In addressing the IAPI webinar, Creative Equals founder Ali Hanan shared insights about the work her organisation does in fostering diversity and inclusion, not just in British advertising and marketing, but across the world.

Hanan worked with some of London's top agencies on brands such as Nike, Dulux, Guinness, British Airways and Ikea. Back in 2003, she was among the 3 per cent of women who were creative directors. Her favoured maxim is "who makes the work, shapes the work".

Hanan says how agency teams are made up and led has a profound impact on who is “seen” in marketing, which, in turn, may influence a society’s culture. She advocates growth by adhering to five Cs: growing committed leaders, healthy cultures, progressive campaigns, diverse consumer growth and all that impacts our communities.
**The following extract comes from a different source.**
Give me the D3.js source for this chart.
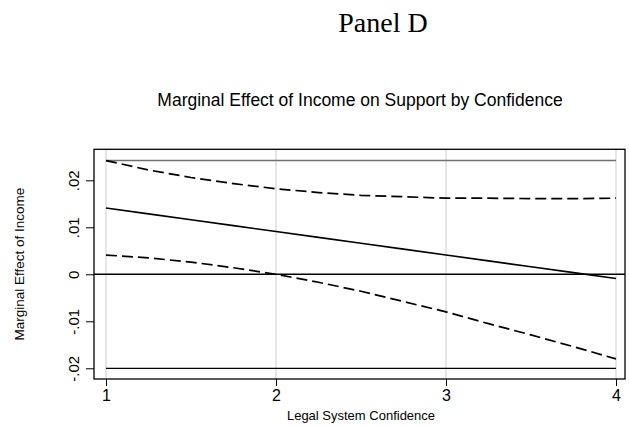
<!DOCTYPE html>
<html>
<head>
<meta charset="utf-8">
<script src="https://cdn.jsdelivr.net/npm/d3@7"></script>
<style>
  html, body { margin: 0; padding: 0; background: #fff; }
  svg { display: block; }
  text { font-family: "Liberation Sans", Arial, Helvetica, sans-serif; fill: #000; }
</style>
</head>
<body>
<svg id="chart" width="629" height="426"></svg>
<script>
// Legal system confidence levels at which the marginal effect is evaluated
const confidence = [1, 1.25, 1.5, 1.75, 2, 2.25, 2.5, 2.75, 3, 3.25, 3.5, 3.75, 4];
// Marginal effect of income and its 95% confidence bounds
const marginalEffect = [0.0141, 0.01285, 0.0116, 0.01035, 0.0091, 0.00785, 0.0066, 0.00535, 0.0041, 0.00285, 0.0016, 0.00035, -0.0009];
const upperBound = [0.0242, 0.0222, 0.0206, 0.0193, 0.0182, 0.0174, 0.0168, 0.0165, 0.0162, 0.0162, 0.0161, 0.0161, 0.0162];
const lowerBound = [0.0041, 0.0035, 0.0026, 0.0014, 0.0000, -0.0017, -0.0036, -0.0058, -0.0080, -0.0105, -0.0129, -0.0154, -0.0180];
// Horizontal reference lines drawn across the evaluated range
const refHigh = 0.0242;
const refLow = -0.0200;
// Axis ticks
const xTicks = [1, 2, 3, 4];
const yTicks = [-0.02, -0.01, 0, 0.01, 0.02];
const yTickLabels = ["-.02", "-.01", "0", ".01", ".02"];

const svg = d3.select("#chart");
const box = { left: 94, right: 625, top: 149.3, bottom: 379 };

const x = d3.scaleLinear().domain([0.9294, 4.0529]).range([box.left, box.right]);
const y = d3.scaleLinear().domain([-0.02228, 0.0266]).range([box.bottom, box.top]);

// Headings
svg.append("text")
  .attr("x", 383).attr("y", 32)
  .attr("text-anchor", "middle")
  .style("font-family", "'Liberation Serif', 'Times New Roman', serif")
  .style("font-size", "28px")
  .text("Panel D");

svg.append("text")
  .attr("x", 360).attr("y", 106)
  .attr("text-anchor", "middle")
  .style("font-size", "17.5px")
  .text("Marginal Effect of Income on Support by Confidence");

// Vertical grid lines
svg.append("g")
  .selectAll("line")
  .data(xTicks)
  .join("line")
  .attr("x1", d => x(d)).attr("x2", d => x(d))
  .attr("y1", box.top).attr("y2", box.bottom)
  .attr("stroke", "#dcdcdc")
  .attr("stroke-width", 1.5);

// Reference lines
svg.append("line")
  .attr("x1", x(confidence[0])).attr("x2", x(confidence[confidence.length - 1]))
  .attr("y1", y(refHigh)).attr("y2", y(refHigh))
  .attr("stroke", "#707070").attr("stroke-width", 1.5);

svg.append("line")
  .attr("x1", x(confidence[0])).attr("x2", x(confidence[confidence.length - 1]))
  .attr("y1", y(refLow)).attr("y2", y(refLow))
  .attr("stroke", "#000").attr("stroke-width", 1.2);

// Zero line
svg.append("line")
  .attr("x1", box.left).attr("x2", box.right)
  .attr("y1", y(0)).attr("y2", y(0))
  .attr("stroke", "#000").attr("stroke-width", 1.4);

const line = d3.line().x(d => x(d[0])).y(d => y(d[1]));
const zip = arr => confidence.map((c, i) => [c, arr[i]]);

svg.append("path")
  .attr("d", line(zip(upperBound)))
  .attr("fill", "none").attr("stroke", "#000")
  .attr("stroke-width", 1.7).attr("stroke-dasharray", "11,5");

svg.append("path")
  .attr("d", line(zip(lowerBound)))
  .attr("fill", "none").attr("stroke", "#000")
  .attr("stroke-width", 1.7).attr("stroke-dasharray", "11,5");

svg.append("path")
  .attr("d", line(zip(marginalEffect)))
  .attr("fill", "none").attr("stroke", "#000")
  .attr("stroke-width", 1.6);

// Plot frame
svg.append("rect")
  .attr("x", box.left).attr("y", box.top)
  .attr("width", box.right - box.left).attr("height", box.bottom - box.top)
  .attr("fill", "none").attr("stroke", "#000").attr("stroke-width", 1.3);

// X axis
const xAxis = svg.append("g")
  .attr("transform", `translate(0,${box.bottom})`)
  .call(d3.axisBottom(x).tickValues(xTicks).tickSize(7).tickPadding(4).tickFormat(d3.format("d")));
xAxis.select(".domain").remove();
xAxis.selectAll(".tick line").attr("stroke", "#000").attr("stroke-width", 1);
xAxis.selectAll(".tick text")
  .style("font-size", "16px")
  .style("font-family", "'Liberation Sans', Arial, sans-serif")
  .attr("fill", "#000");

svg.append("text")
  .attr("x", 361).attr("y", 420)
  .attr("text-anchor", "middle")
  .style("font-size", "13px")
  .text("Legal System Confidence");

// Y axis
const yAxis = svg.append("g")
  .attr("transform", `translate(${box.left},0)`)
  .call(d3.axisLeft(y).tickValues(yTicks).tickSize(8).tickFormat((d, i) => yTickLabels[i]));
yAxis.select(".domain").remove();
yAxis.selectAll(".tick line").attr("stroke", "#000").attr("stroke-width", 1);
yAxis.selectAll(".tick text")
  .attr("x", null).attr("dy", null)
  .attr("text-anchor", "middle")
  .attr("transform", "translate(-15,0) rotate(-90)")
  .style("font-size", "15px")
  .style("font-family", "'Liberation Sans', Arial, sans-serif")
  .attr("fill", "#000");

svg.append("text")
  .attr("transform", `translate(24,${(box.top + box.bottom) / 2}) rotate(-90)`)
  .attr("text-anchor", "middle")
  .style("font-size", "13.5px")
  .text("Marginal Effect of Income");
</script>
</body>
</html>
In an e-zine to Marketing Society members, chairwoman Sinéad Mooney, who is co-founder and managing director of research agency Red C, said all four panellists speaking at last week's webinar agreed that culture was at the heart of diversity and inclusion in making people feel they belong. To combat prejudice, it requires intentional inclusivity for people from diverse backgrounds.


“Many prejudices are invisible and, if left unchecked, can increase, divide and isolate,” Mooney said.

“It’s up to us as individuals and marketers to challenge management teams and providers to ensure diversity and get the right skillsets and, ultimately, better decision making.”

Mooney said we are in the middle of the fourth industrial revolution. It is creating economic upheaval driven by human behaviour, as opposed to technology. Diversity of thinking will be crucial for economic success. Above all, it is critical to have the right person in the right job at the right time.

Marketers must recognise that for diversity and inclusion to work, representation matters so look at who is around you in the room. A culture of intentional inclusivity and psychological safety needs to be fostered. Management should educate and train employees around unconscious bias and racism and encourage people to share lived experiences.